Even though I work four days a week, it's a different environment. I need to connect with writers and the internet is how I do that.

Annette said...

With me, it isn't so much the blogs that tie up my time as the Yahoo groups to which I belong. While educational and a good source of research (yeah, Joyce, I like that excuse, too), they eat up large chunks of my time that I need to spend on actual writing. So I've recently consolidated all but a few into digest format and just skim the subjects that really interest me or apply to me. I figure that has freed up probably an hour each day that I can better use more productively.

When's that baby coming, Kristine???

Anonymous said...

Like Annette and Tory, it's the Yahoo groups and solitaire that eat up my time. I don't surf the net very much, probably because after years of slow dial-up frustration, I still have avoidance built up, even though my Broadband connection works much faster. Still, I don't think of it as wasted time. I'm convinced that the various solitaires (especially Spider Solitaire) and minesweeper are brain exercise, just as useful to the thinking mind as yoga is to the body.

Anonymous said...

Time management---one of the keystones of a writer's success. And I have felt from the get-go that doing the PR before the book is sold is a waste of precious time and resources. Better to write the book. Go for it, Kristine.

Anonymous said...

I think the social interaction is the one reason why I can't give up the Internet community completely. Working at home does get rather lonely and being able to chat online (rather than on the phone) is a nice alternative. I think the key is finding balance so it doesn't interfere with our writing. That's my goal, anyway.

Anonymous said...

Annette: You asked when the baby was coming. I hope soon. I'm definitely ready to pop! LOL!

Martha Reed said...

Kristine, you're so right. I had to turn my email notification 'beep' off while working on my mss or I ended up spending all day deleting spam. I also turn off my upstairs phone when I'm working - hey, that's what voice mail is for, right?

Joyce Tremel said...

Kristine said: I'm definitely ready to pop!

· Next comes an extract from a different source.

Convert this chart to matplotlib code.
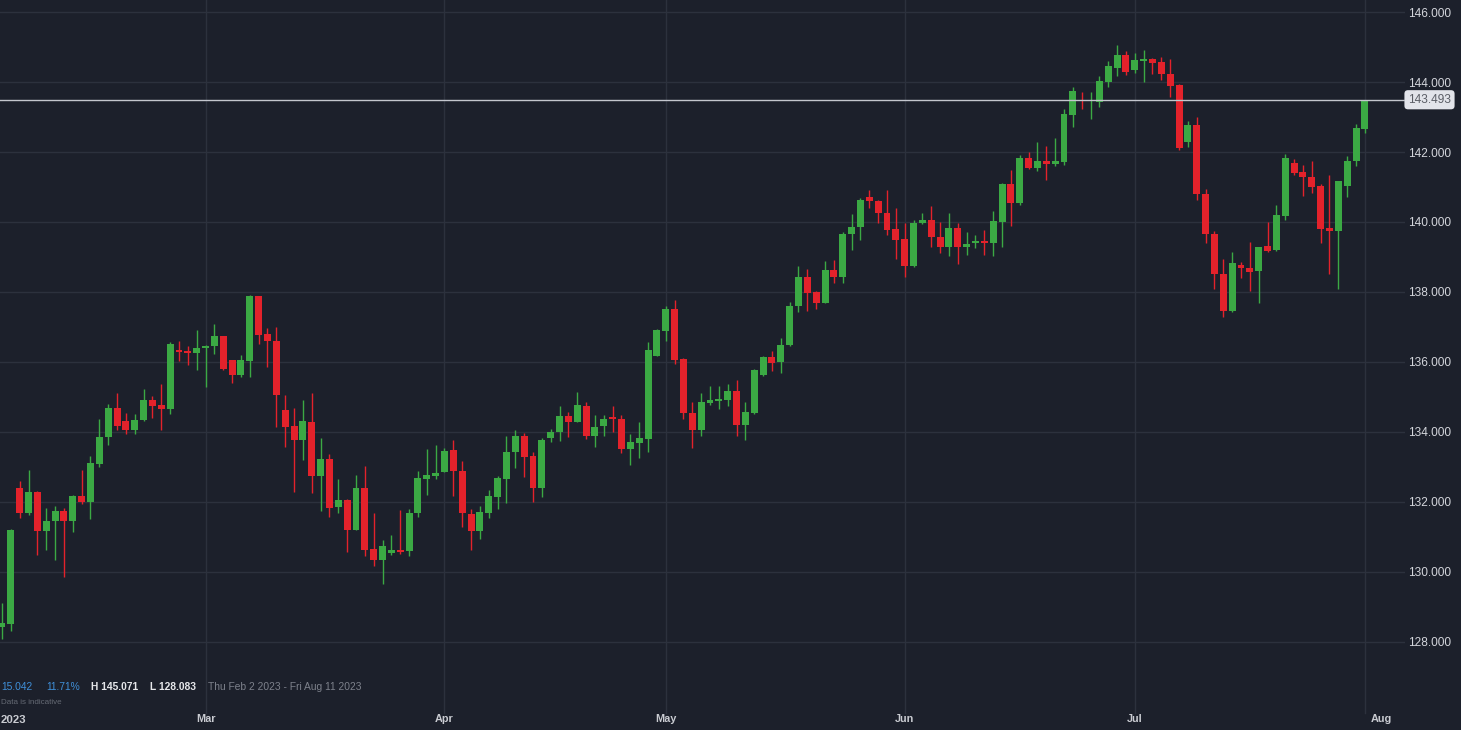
import numpy as np
import pandas as pd
import matplotlib
matplotlib.use("Agg")
from matplotlib import pyplot as plt
from matplotlib.transforms import ScaledTranslation

plt.rcParams['font.family'] = ['Liberation Sans', 'DejaVu Sans']

# daily candles, Feb 2 - Aug 1 2023 (no Saturdays, Sunday candles included)
dates = pd.date_range('2023-02-02', '2023-08-01', freq='D')
dates = dates[dates.dayofweek != 5]

opens = [128.43, 128.52, 132.40, 131.70, 132.30, 131.16, 131.45, 131.75, 131.45, 132.18,
         131.99, 133.10, 133.85, 134.70, 134.31, 134.07, 134.33, 134.92, 134.78, 134.67,
         136.35, 136.32, 136.25, 136.39, 136.45, 136.73, 136.05, 135.64, 136.04, 137.88,
         136.81, 136.61, 134.64, 134.16, 133.78, 134.30, 132.73, 133.24, 131.85, 132.07,
         131.21, 132.40, 130.66, 130.35, 130.55, 130.64, 130.59, 131.70, 132.67, 132.75,
         132.86, 133.50, 132.89, 131.65, 131.17, 131.68, 132.14, 132.67, 133.42, 133.88,
         133.30, 132.40, 133.84, 134.00, 134.47, 134.30, 134.75, 133.88, 134.16, 134.42,
         134.37, 133.52, 133.70, 133.81, 136.18, 136.88, 137.51, 136.10, 134.54, 134.05,
         134.82, 134.88, 134.92, 135.18, 134.19, 134.54, 135.62, 136.14, 135.99, 136.48,
         137.59, 138.43, 138.00, 137.70, 138.64, 138.42, 139.66, 139.85, 140.71, 140.59,
         140.26, 139.80, 139.51, 138.73, 139.97, 140.07, 139.58, 139.30, 139.83, 139.29,
         139.39, 139.47, 139.39, 140.00, 141.10, 140.53, 141.84, 141.53, 141.74, 141.65,
         141.71, 143.07, 143.50, 143.45, 143.42, 143.99, 144.41, 144.78, 144.33, 144.61,
         144.67, 144.56, 144.24, 143.92, 142.28, 142.77, 140.81, 139.67, 138.51, 137.45,
         138.78, 138.70, 138.59, 139.30, 139.19, 140.18, 141.70, 141.44, 141.30, 141.02,
         139.83, 139.73, 141.02, 141.73, 142.67]
highs = [129.12, 131.22, 132.61, 132.92, 132.32, 131.83, 131.89, 131.83, 132.20, 132.92,
         133.32, 134.37, 134.80, 135.11, 134.54, 134.51, 135.24, 135.02, 135.37, 136.56,
         136.59, 136.47, 136.92, 136.49, 137.10, 136.75, 136.06, 136.21, 137.92, 137.90,
         136.97, 137.00, 135.07, 134.69, 134.92, 135.11, 133.83, 133.38, 132.67, 132.10,
         132.78, 133.02, 131.69, 130.92, 131.07, 131.78, 131.80, 132.90, 133.52, 133.62,
         133.54, 133.78, 133.18, 131.79, 131.90, 132.33, 132.73, 133.90, 134.07, 133.97,
         133.42, 133.84, 134.10, 134.73, 134.56, 135.15, 134.87, 134.50, 134.50, 134.75,
         134.50, 133.95, 134.29, 136.56, 136.94, 137.59, 137.76, 136.12, 134.87, 135.11,
         135.32, 135.32, 135.38, 135.50, 134.87, 135.80, 136.16, 136.32, 136.69, 137.71,
         138.73, 138.67, 138.04, 138.90, 138.92, 139.71, 140.23, 140.70, 140.92, 140.64,
         140.92, 140.40, 139.97, 140.05, 140.26, 140.47, 140.00, 140.26, 139.97, 139.72,
         139.64, 139.78, 140.32, 141.12, 141.50, 141.91, 141.99, 142.28, 142.16, 142.39,
         143.23, 143.86, 143.72, 143.72, 144.16, 144.59, 145.07, 144.88, 144.83, 144.92,
         144.69, 144.71, 144.67, 143.94, 142.90, 143.00, 140.94, 139.73, 138.94, 139.14,
         138.86, 139.42, 139.30, 140.00, 140.49, 141.94, 141.80, 141.64, 141.75, 141.10,
         141.33, 141.18, 141.90, 142.80, 143.493]
lows = [128.08, 128.31, 131.54, 131.62, 130.50, 130.62, 130.35, 129.85, 131.13, 131.94,
        131.52, 133.00, 133.62, 134.07, 133.95, 133.94, 134.32, 134.39, 134.07, 134.52,
        136.02, 135.92, 135.76, 135.28, 136.24, 135.76, 135.39, 135.56, 135.56, 136.51,
        135.86, 134.14, 133.56, 132.30, 133.21, 132.26, 131.73, 131.57, 131.70, 130.56,
        131.20, 130.45, 130.18, 129.67, 130.50, 130.52, 130.45, 131.57, 132.21, 132.66,
        132.85, 132.17, 131.30, 130.62, 130.95, 131.53, 131.81, 131.98, 132.96, 132.72,
        132.00, 132.15, 133.71, 133.75, 133.87, 134.28, 133.81, 133.57, 133.90, 133.99,
        133.40, 133.05, 133.26, 133.42, 136.16, 136.59, 135.94, 134.37, 133.54, 133.90,
        134.77, 134.67, 134.73, 133.90, 133.76, 134.52, 135.60, 135.73, 135.70, 136.46,
        137.42, 137.45, 137.51, 137.68, 138.26, 138.26, 139.19, 139.50, 140.40, 139.97,
        139.64, 138.95, 138.43, 138.71, 139.95, 139.29, 139.11, 139.04, 138.80, 139.06,
        139.26, 139.06, 139.02, 139.30, 139.88, 140.48, 141.51, 141.45, 141.21, 141.61,
        141.62, 142.71, 143.24, 142.95, 143.30, 143.86, 144.16, 144.21, 144.26, 144.00,
        144.23, 144.07, 143.56, 142.07, 142.14, 140.62, 139.40, 138.09, 137.29, 137.43,
        138.40, 138.02, 137.70, 139.14, 139.17, 140.05, 141.35, 140.75, 140.83, 139.40,
        138.52, 138.09, 140.71, 141.59, 142.54]
closes = [128.55, 131.20, 131.70, 132.30, 131.16, 131.47, 131.75, 131.45, 132.18, 131.99,
          133.12, 133.86, 134.69, 134.16, 134.07, 134.35, 134.92, 134.75, 134.67, 136.52,
          136.30, 136.25, 136.41, 136.47, 136.73, 135.81, 135.64, 136.07, 137.88, 136.78,
          136.59, 135.07, 134.13, 133.78, 134.30, 132.73, 133.24, 131.83, 132.07, 131.21,
          132.40, 130.64, 130.35, 130.75, 130.64, 130.58, 131.69, 132.70, 132.78, 132.83,
          133.47, 132.88, 131.70, 131.17, 131.71, 132.17, 132.70, 133.44, 133.88, 133.28,
          132.40, 133.78, 134.00, 134.47, 134.30, 134.77, 133.88, 134.15, 134.37, 134.36,
          133.52, 133.71, 133.83, 136.35, 136.90, 137.51, 136.07, 134.54, 134.05, 134.87,
          134.90, 134.95, 135.18, 134.19, 134.58, 135.78, 136.14, 135.97, 136.49, 137.61,
          138.43, 137.96, 137.70, 138.64, 138.43, 139.67, 139.86, 140.64, 140.59, 140.26,
          139.78, 139.50, 138.73, 139.97, 140.07, 139.57, 139.30, 139.83, 139.28, 139.37,
          139.47, 139.39, 140.04, 141.10, 140.53, 141.84, 141.53, 141.75, 141.65, 141.74,
          143.10, 143.75, 143.45, 143.49, 144.02, 144.45, 144.78, 144.30, 144.64, 144.66,
          144.54, 144.23, 143.90, 142.11, 142.77, 140.79, 139.66, 138.51, 137.45, 138.83,
          138.68, 138.58, 139.30, 139.18, 140.20, 141.84, 141.40, 141.28, 140.99, 139.81,
          139.73, 141.16, 141.74, 142.69, 143.493]

last_price = 143.493
price_ticks = [128, 130, 132, 134, 136, 138, 140, 142, 144, 146]
info_change = "15.042"
info_pct = "11.71%"
info_high = "H 145.071"
info_low = "L 128.083"
info_range = "Thu Feb 2 2023 - Fri Aug 11 2023"

bg = '#1c202b'
grid_c = '#2c313d'
up_c = '#3ba944'
down_c = '#e3222b'

W, H = 1461, 730
fig = plt.figure(figsize=(W / 100, H / 100), dpi=100, facecolor=bg)
ax_w = 1405
ax = fig.add_axes([0, 0, ax_w / W, 1])
ax.set_facecolor(bg)

x = np.arange(len(dates))
o = np.array(opens)
c = np.array(closes)
hi = np.array(highs)
lo = np.array(lows)
cols = np.where(c >= o, up_c, down_c)

ax.vlines(x, lo, hi, color=cols, linewidth=1, zorder=3)
body = np.maximum(np.abs(c - o), 0.035)
ax.bar(x, body, bottom=np.minimum(o, c), width=0.78, color=cols, linewidth=0, zorder=4)

# pixel scale: 8.85 px per candle, 35 px per yen
step = 8.85
ax.set_xlim(-2 / step, (ax_w - 2) / step)
ax.set_ylim(146 - (H - 12) / 35, 146 + 12 / 35)

# grid
ax.set_yticks(price_ticks)
ax.set_yticklabels([f"{v:.3f}" for v in price_ticks])
for v in price_ticks:
    ax.axhline(v, color=grid_c, linewidth=1, zorder=1)

month_idx = [i for i in range(1, len(dates)) if dates[i].month != dates[i - 1].month]
for i in month_idx:
    ax.axvline(i, ymin=17 / H, color=grid_c, linewidth=1, zorder=1)
ax.set_xticks(month_idx)
ax.set_xticklabels([dates[i].strftime('%b') for i in month_idx])

ax.tick_params(axis='y', length=0, labelleft=False, labelright=True, pad=2,
               labelsize=8.6, labelcolor='#d3d5db')
ax.tick_params(axis='x', length=0, pad=-11.5, labelsize=7.8, labelcolor='#c9cbd1')
for lab in ax.get_xticklabels():
    lab.set_fontweight('bold')
ax.get_xticklabels()[-1].set_transform(
    ax.get_xticklabels()[-1].get_transform() + ScaledTranslation(0.16, 0, fig.dpi_scale_trans))
for s in ax.spines.values():
    s.set_visible(False)

# last price line and tag
ax.axhline(last_price, color='#c4c7ce', linewidth=1, zorder=5)
ax.annotate(f"{last_price:.3f}", xy=(1, last_price), xycoords=ax.get_yaxis_transform(),
            xytext=(3, 0), textcoords='offset pixels', ha='left', va='center',
            fontsize=8.6, color='#5b5e66', annotation_clip=False,
            bbox=dict(boxstyle='round,pad=0.3,rounding_size=0.3', fc='#e2e4ea', ec='none'))

# info row
def px(xp, yp):
    return xp / W, 1 - yp / H

fig.text(*px(1, 687), info_change, color='#3f8fd8', fontsize=7.4, va='center')
fig.text(*px(46, 687), info_pct, color='#3f8fd8', fontsize=7.4, va='center')
fig.text(*px(91, 687), info_high, color='#e6e7ea', fontsize=7.4, fontweight='bold', va='center')
fig.text(*px(150, 687), info_low, color='#e6e7ea', fontsize=7.4, fontweight='bold', va='center')
fig.text(*px(208, 687), info_range, color='#7d818b', fontsize=7.4, va='center')
fig.text(*px(1, 703), "Data is indicative", color='#656a74', fontsize=5.8, va='center')
fig.text(*px(1, 720), "2023", color='#c9cbd1', fontsize=8.2, fontweight='bold', va='center')

fig.savefig('out.png', dpi=100, facecolor=bg)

If only it was that easy...

Anonymous said...

You're wise to cut back on the internet. You can always add on later if you change your mind. Babies do have a way of changing one's perspective, time, and energy. I'm very excited for you, your husband, and the wee one.

Unknown said...

Kristine, hope you "pop" soon. I have a very full schedule and am on call 24x7 on top of the "day" job, but I still use the Internet quite a bit. One of the tricks, I think, is managing it vs. it managing you. I love RSS feeds that allow me to scan 30+ blogs (including this one) at a single glance to see any topics I'm interested in reading. If I had to sit and click back and forth, it would be time-consuming, but to see them all on one page with a quick summary of their contents is a huge time saver.

As for e-mail, I'm working on taming that beast, but I also don't ever want to not respond to a reader or someone from a group who has a question, so I still try and quickly look at those.

I dedicate the evenings to writing time mostly, but I do understand how these other interruptions can impede our workflow.

Felicia Donovan

Anonymous said...

Joyce: I hear ya. I have a feeling this baby is in there for the long haul.

Felicia: You nailed it on the head with this phrase: "One of the tricks, I think, is managing it vs. it managing you." Very true.

Christa M. Miller said...

"I think the social interaction is the one reason why I can't give up the Internet community completely. Working at home does get rather lonely and being able to chat online (rather than on the phone) is a nice alternative."

That's almost exactly how I was going to describe it. I spend maybe an hour socializing online, just to keep from feeling isolated. I spend time with the parents' community I've been part of for 5 years, and with blogs.

Of course, with the two boys, that's often more than I "should" be doing when I could be writing. But I don't like to write when they're around, either (unless I'm already in the right frame of mind), so the blogs especially are a nice bridge until I can do my "real" work at night.